Although people should rationally contemplate important decisions, many find the process laborious and instead rely on mental shortcuts and cognitive biases, according to Sibson’s paper. Some of these biases and mental shortcuts include excessively discounting future costs and benefits; complexity aversion, or procrastinating because of too many complex options; and clue-seeking bias, or looking for clues they hope will be helpful for decision-making. “People aren’t as concerned about future costs as they are present costs,” Chris Goldsmith, vice president of Sibson and co-author of the paper, told PLANSPONSOR. As a result, they discount future costs at an irrational level.
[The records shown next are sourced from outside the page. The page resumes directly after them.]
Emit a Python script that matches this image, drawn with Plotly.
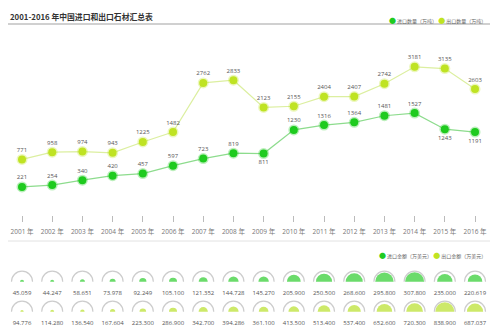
import plotly.graph_objects as go

# ---------------- data ----------------
years = [2001, 2002, 2003, 2004, 2005, 2006, 2007, 2008,
         2009, 2010, 2011, 2012, 2013, 2014, 2015, 2016]
year_labels = [f"{y} 年" for y in years]
import_qty = [221, 254, 340, 420, 457, 597, 723, 819,
              811, 1230, 1316, 1364, 1481, 1527, 1243, 1191]
export_qty = [771, 958, 974, 943, 1225, 1482, 2762, 2833,
              2123, 2155, 2404, 2407, 2742, 3181, 3135, 2603]
import_amt = [45.059, 44.247, 58.651, 73.978, 92.249, 105.100, 121.352, 144.728,
              145.270, 205.900, 250.500, 268.600, 295.800, 307.800, 235.000, 220.619]
export_amt = [94.776, 114.280, 136.540, 167.604, 223.300, 286.900, 342.700, 394.286,
              361.100, 413.500, 513.400, 537.400, 652.600, 720.300, 838.900, 687.037]
below_labels_import = [2009, 2015, 2016]

# ---------------- styling ----------------
W, H = 500, 331
FONT = "Open Sans, Noto Sans CJK SC, sans-serif"
C_IMP = "#1fcb1f"
C_EXP = "#bfe323"
TXT = "#666666"


def py(px):
    return 1 - px / H


idx = list(range(len(years)))
xr = [-0.464, 15.496]
xdom = [8 / W, 490 / W]

fig = go.Figure()

# line chart
fig.add_trace(go.Scatter(
    x=idx, y=export_qty, yaxis="y2", xaxis="x",
    mode="lines+markers+text",
    line=dict(color="#dcefa0", width=1.2),
    marker=dict(size=8, color=C_EXP, line=dict(width=3, color="rgba(191,227,35,0.30)")),
    text=[str(v) for v in export_qty], textposition="top center",
    textfont=dict(size=6, color="#555555", family=FONT),
    cliponaxis=False, showlegend=False, hoverinfo="skip"))

fig.add_trace(go.Scatter(
    x=idx, y=import_qty, yaxis="y", xaxis="x",
    mode="lines+markers+text",
    line=dict(color="#8ddc8d", width=1.2),
    marker=dict(size=8, color=C_IMP, line=dict(width=3, color="rgba(31,203,31,0.30)")),
    text=[str(v) for v in import_qty],
    textposition=["bottom center" if y in below_labels_import else "top center" for y in years],
    textfont=dict(size=6, color="#555555", family=FONT),
    cliponaxis=False, showlegend=False, hoverinfo="skip"))


# half-disc rows
def disc_row(values, color, xa, ya):
    vmax = max(values)
    sizes = [19 * (v / vmax) ** 0.8 for v in values]
    fig.add_trace(go.Scatter(
        x=idx, y=[0] * len(values), xaxis=xa, yaxis=ya, mode="markers",
        marker=dict(size=21, color="rgba(0,0,0,0)", line=dict(color="#cdcdcd", width=1.2)),
        cliponaxis=True, showlegend=False, hoverinfo="skip"))
    fig.add_trace(go.Scatter(
        x=idx, y=[0] * len(values), xaxis=xa, yaxis=ya, mode="markers",
        marker=dict(size=sizes, color=color, line=dict(width=0)),
        cliponaxis=True, showlegend=False, hoverinfo="skip"))
    fig.add_trace(go.Scatter(
        x=idx, y=[0] * len(values), xaxis=xa, yaxis=ya, mode="markers+text",
        marker=dict(size=12, color="rgba(0,0,0,0)", line=dict(width=0)),
        text=[f"{v:.3f}" for v in values], textposition="bottom center",
        textfont=dict(size=6, color="#555555", family=FONT),
        cliponaxis=False, showlegend=False, hoverinfo="skip"))


disc_row(import_amt, "#2ccc2c", "x2", "y3")
disc_row(export_amt, "#b8e02a", "x3", "y4")

fig.update_layout(
    width=W, height=H,
    margin=dict(l=0, r=0, t=0, b=0),
    paper_bgcolor="white", plot_bgcolor="rgba(0,0,0,0)",
    font=dict(family=FONT, color=TXT),
    xaxis=dict(domain=xdom, range=xr, anchor="y",
               tickmode="array", tickvals=idx, ticktext=year_labels,
               ticks="outside", ticklen=6, tickcolor="#bbbbbb", tickwidth=1,
               ticklabelstandoff=4,
               tickfont=dict(size=6.5, color="#777777", family=FONT),
               showline=False, showgrid=False, zeroline=False),
    yaxis=dict(domain=[py(215), py(40)], range=[-276, 2821], visible=False),
    yaxis2=dict(overlaying="y", range=[-677, 3880], visible=False),
    xaxis2=dict(domain=xdom, range=xr, anchor="y3", visible=False),
    yaxis3=dict(domain=[py(281.7), py(269.7)], range=[0, 1], anchor="x2", visible=False),
    xaxis3=dict(domain=xdom, range=xr, anchor="y4", visible=False),
    yaxis4=dict(domain=[py(311.7), py(299.7)], range=[0, 1], anchor="x3", visible=False),
    shapes=[
        dict(type="line", xref="paper", yref="paper", x0=8 / W, x1=490 / W,
             y0=py(24), y1=py(24), line=dict(color="#d0d0d0", width=2)),
        dict(type="line", xref="paper", yref="paper", x0=8 / W, x1=490 / W,
             y0=py(241), y1=py(241), line=dict(color="#e2e2e2", width=1)),
    ],
    annotations=[
        dict(xref="paper", yref="paper", x=8 / W, y=py(16), xanchor="left", yanchor="middle",
             text="<b>2001-2016 年中国进口和出口石材汇总表</b>", showarrow=False,
             font=dict(size=7.8, color="#333333", family="Noto Sans CJK SC, sans-serif")),
        dict(xref="paper", yref="paper", x=488 / W, y=py(20), xanchor="right", yanchor="middle",
             text=f"<span style='color:{C_IMP};font-size:7px'>●</span> 进口数量（万吨） "
                  f"<span style='color:{C_EXP};font-size:7px'>●</span> 出口数量（万吨）",
             showarrow=False, font=dict(size=5, color=TXT, family="Noto Sans CJK SC, sans-serif")),
        dict(xref="paper", yref="paper", x=488 / W, y=py(255), xanchor="right", yanchor="middle",
             text=f"<span style='color:{C_IMP};font-size:7px'>●</span> 进口金额（万美元） "
                  f"<span style='color:{C_EXP};font-size:7px'>●</span> 出口金额（万美元）",
             showarrow=False, font=dict(size=5, color=TXT, family="Noto Sans CJK SC, sans-serif")),
    ],
)

fig.write_html("out.html")
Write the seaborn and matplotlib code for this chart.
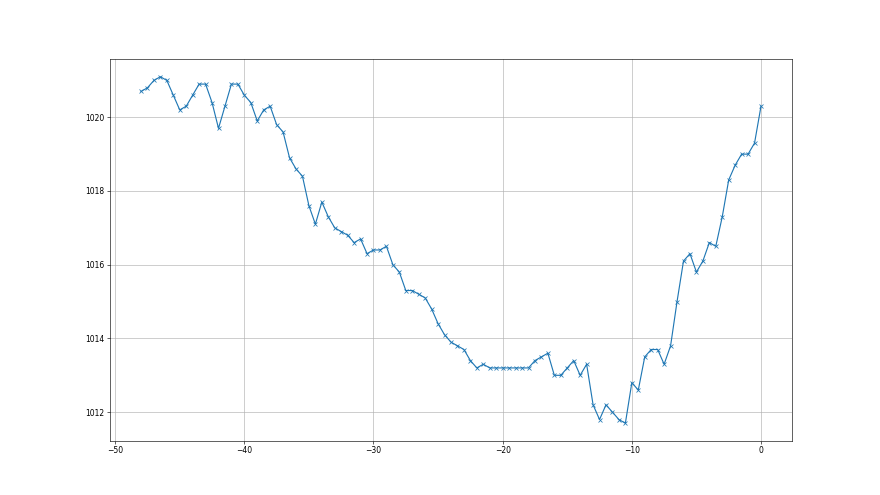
import numpy as np
import pandas as pd
import seaborn as sns
import matplotlib
matplotlib.use("Agg")
import matplotlib.pyplot as plt


# hours relative to now (half-hour steps)
hours = np.arange(-48, 0.5, 0.5)

# pressure readings (hPa)
pressure = [
    1020.7, 1020.8, 1021.0, 1021.1, 1021.0, 1020.6, 1020.2, 1020.3, 1020.6, 1020.9,
    1020.9, 1020.4, 1019.7, 1020.3, 1020.9, 1020.9, 1020.6, 1020.4, 1019.9, 1020.2,
    1020.3, 1019.8, 1019.6, 1018.9, 1018.6, 1018.4, 1017.6, 1017.1, 1017.7, 1017.3,
    1017.0, 1016.9, 1016.8, 1016.6, 1016.7, 1016.3, 1016.4, 1016.4, 1016.5, 1016.0,
    1015.8, 1015.3, 1015.3, 1015.2, 1015.1, 1014.8, 1014.4, 1014.1, 1013.9, 1013.8,
    1013.7, 1013.4, 1013.2, 1013.3, 1013.2, 1013.2, 1013.2, 1013.2, 1013.2, 1013.2,
    1013.2, 1013.4, 1013.5, 1013.6, 1013.0, 1013.0, 1013.2, 1013.4, 1013.0, 1013.3,
    1012.2, 1011.8, 1012.2, 1012.0, 1011.8, 1011.7, 1012.8, 1012.6, 1013.5, 1013.7,
    1013.7, 1013.3, 1013.8, 1015.0, 1016.1, 1016.3, 1015.8, 1016.1, 1016.6, 1016.5,
    1017.3, 1018.3, 1018.7, 1019.0, 1019.0, 1019.3, 1020.3,
]

df = pd.DataFrame({"hour": hours, "pressure": pressure})

fig, ax = plt.subplots(figsize=(16, 9), dpi=55)

sns.lineplot(data=df, x="hour", y="pressure", ax=ax, marker="x",
             color="C0", markeredgecolor="C0", markeredgewidth=1.0)

ax.set_yticks([1012, 1014, 1016, 1018, 1020])
ax.set_xlabel("")
ax.set_ylabel("")
ax.grid(True)

fig.savefig("out.png", dpi=55)
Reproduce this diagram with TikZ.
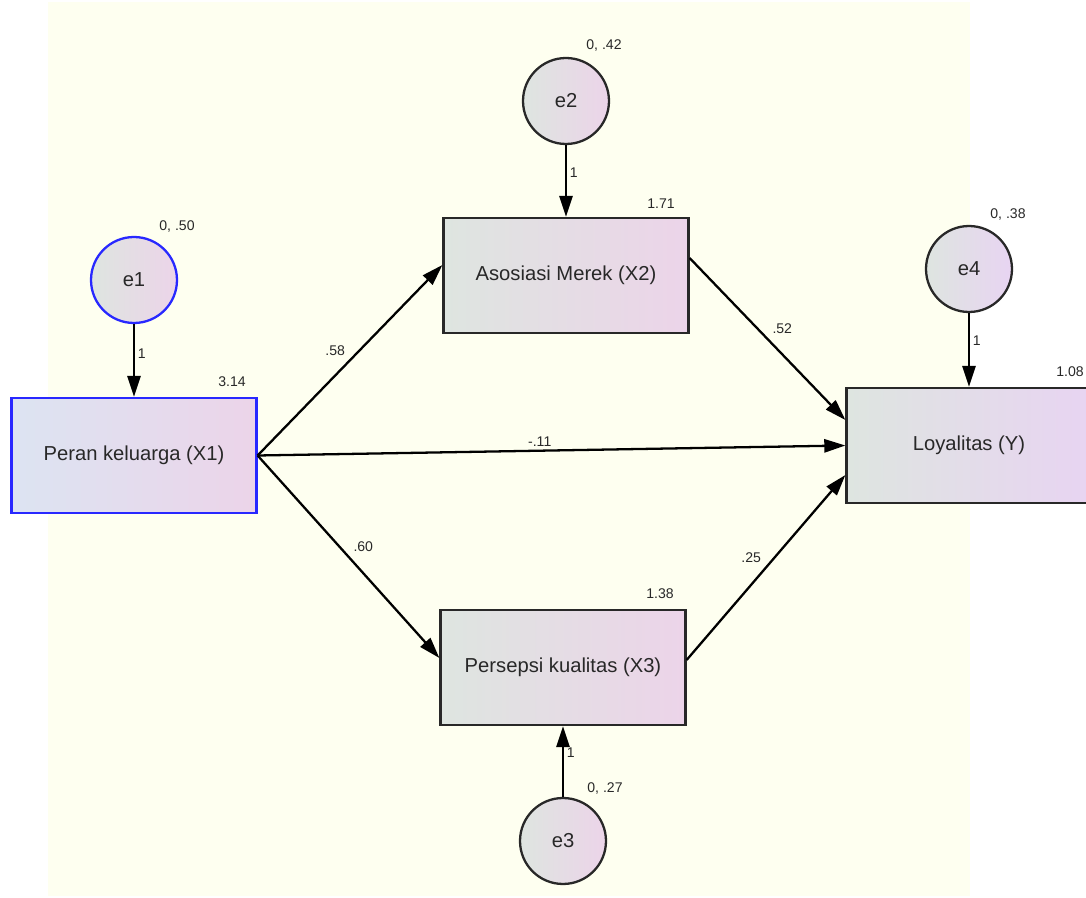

To help combat these biases, plan sponsors and advisers can communicate in a manner that helps employees relate to what their lives will be like in retirement, Sibson’s paper explained. Goldsmith cited a study—“Increasing Saving Behavior Through Age-Progressed Renderings of the Future Self,” published in the Journal of Marketing Research—in which half of the participants saw a current image of themselves and the other half saw a “virtual reality-type” image of themselves in their elderly years. Those who saw their future selves contributed on average 1.8% more to their retirement plans than those who saw their current image. “That’s very significant over a long time frame,” Goldsmith said.

Decisions are made using both the rational and emotional sides of the brain, so sponsors and advisers must be attuned to this when educating participants about saving for retirement, Goldsmith said. “We can’t underestimate the importance of emotion in everyday decision-making,” he emphasized.